London’s West End is dominated by musicals, and they usually have one thing in common, romance. But there is one that has a message, and that is Hairspray.

Hairspray is currently on a UK tour, and at the moment, it has landed in Eastbourne for two weeks. I thought it was just another lively American musical, but I was in for a surprise.

This show stars Michael Clarke of Brookside and The Royal as the buxom Edna Turnblad and Micky Dolenz of The Monkeys as her husband. It has a minor message that size doesn’t matter as their feisty plump daughter Tracy (played by Laurie Scarth) achieves a regular dance spot on a television show.

But the main message is the racial segregation that existed in America in the 1960s, particularly Baltimore where the musical is set. Tracy befriends the black kids who are great dancers and is determined to get them to dance on the show with her, despite warnings she could be sent to jail.

Integration Not Segregation

Martin Luther King Jr. had a dream that everyone, whatever the colour of their skin, would come together as one. Despite being racked with doubt he followed that dream, suffering the humiliation of being arrested and thrown in a prison cell, constant threats to his life until at last he was assassinated. How proud he would have been that his dream has finally come true and America has its first black President.

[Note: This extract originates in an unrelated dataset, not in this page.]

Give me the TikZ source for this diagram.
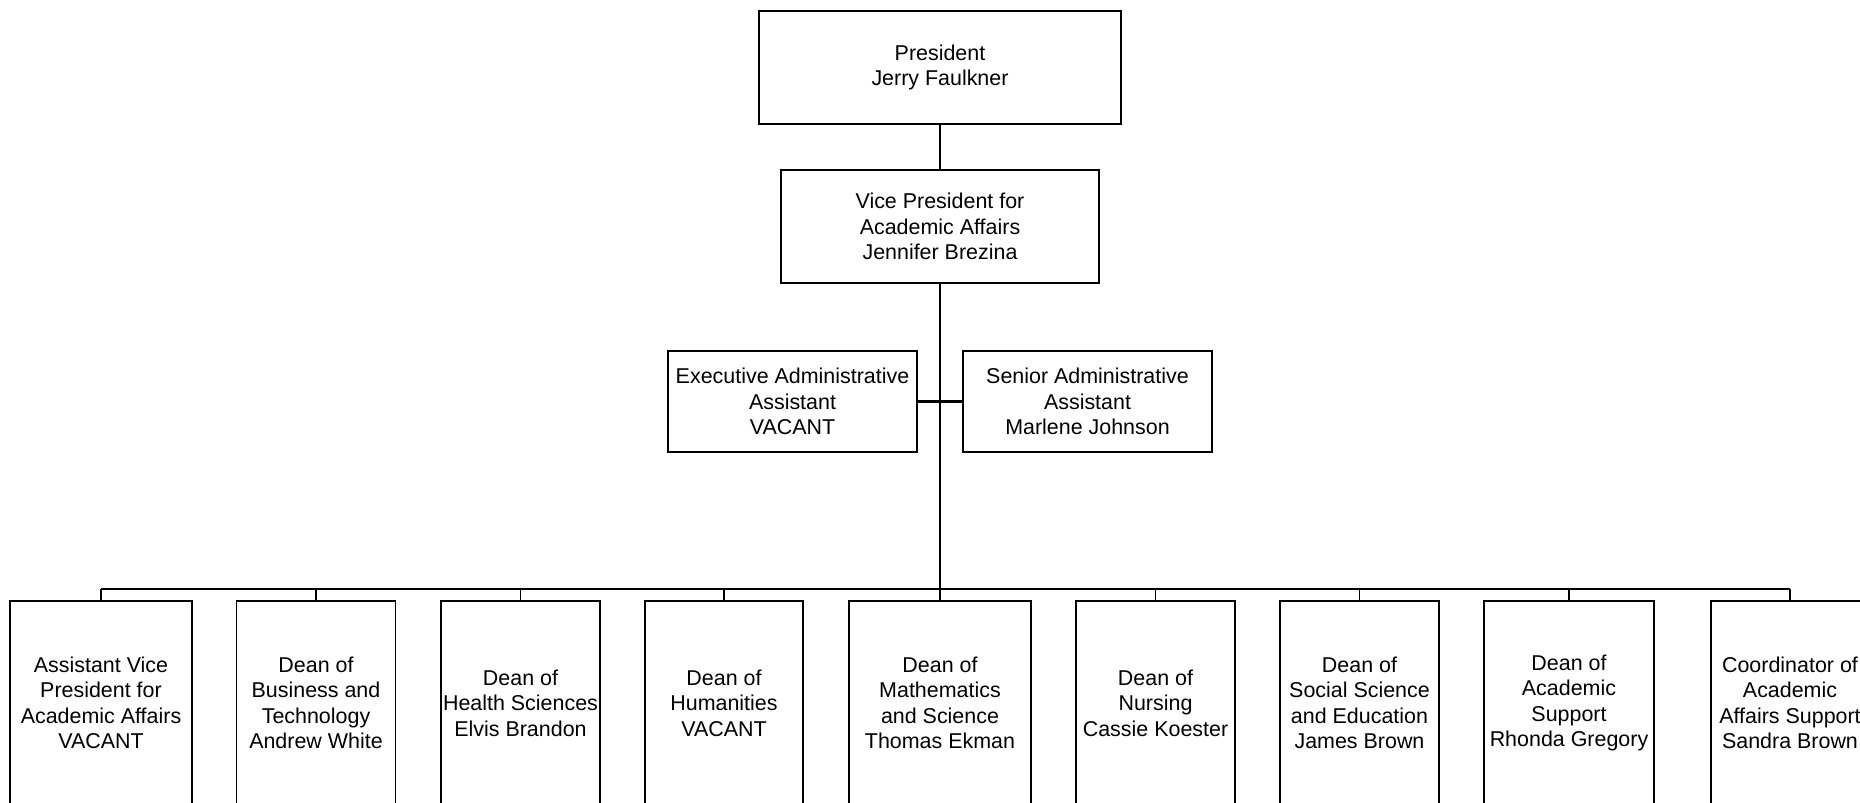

In 1955 public transport in Montgomery, Alabama was officially segregated and black passengers were expected to sit at the back of the bus or to stand and let white passengers sit if the bus was crowded, but on the evening of December 1st a 42-year-old black woman Mrs Rosa Parks refused to move and was arrested. Dr Martin Luther King first came to prominence when he led the protest about her treatment, which led to his own arrest and his house being bombed during the 381-day campaign,

In the early 1960s, there were many demonstrations about the hypocrisy of the segregation laws. At Woolworths a black person could buy a tube of toothpaste but was not allowed to eat at the lunch counter.

These facts are taken from the Hairspray programme and are extracts from an article by Stuart Leeks.

The Message in Hairspray

Tracy is always in trouble; she is constantly in detention at school and she befriends the black kids who have dropped out of school, particularly Seaweed (Wayne Robinson) who is a great dancer. He is the son of a DJ Motormouth Maybelle (played by Sandra Marvin who is re-creating the part she played in the West End).

Seaweed takes Tracy and her friend Penny Pingleton (Emma Dukes) plus Link, Tracy’s boyfriend, (Liam Doyle) to a party at Motormouth’s record shop where they all dance together. Tracy is determined to get her new friends on the TV show but Link is too scared of repercussions to help her.

Seaweed and Penny fall for each other, which starts the integration, and Penny agrees to help. They wait outside the studio until the show begins before storming the studio. The inevitable happens and they are thrown in jail, before everyone is released except Tracy and this leads to one of the most poignant songs in the show Without Love.

Of course everything works out in the end with the black and white dancers all performing the finale with one of the most famous musical songs You Can’t Stop The Beat.

It is good to see a musical that is fun, lively, with such a strong message to put over. Martin Luther King would have loved it.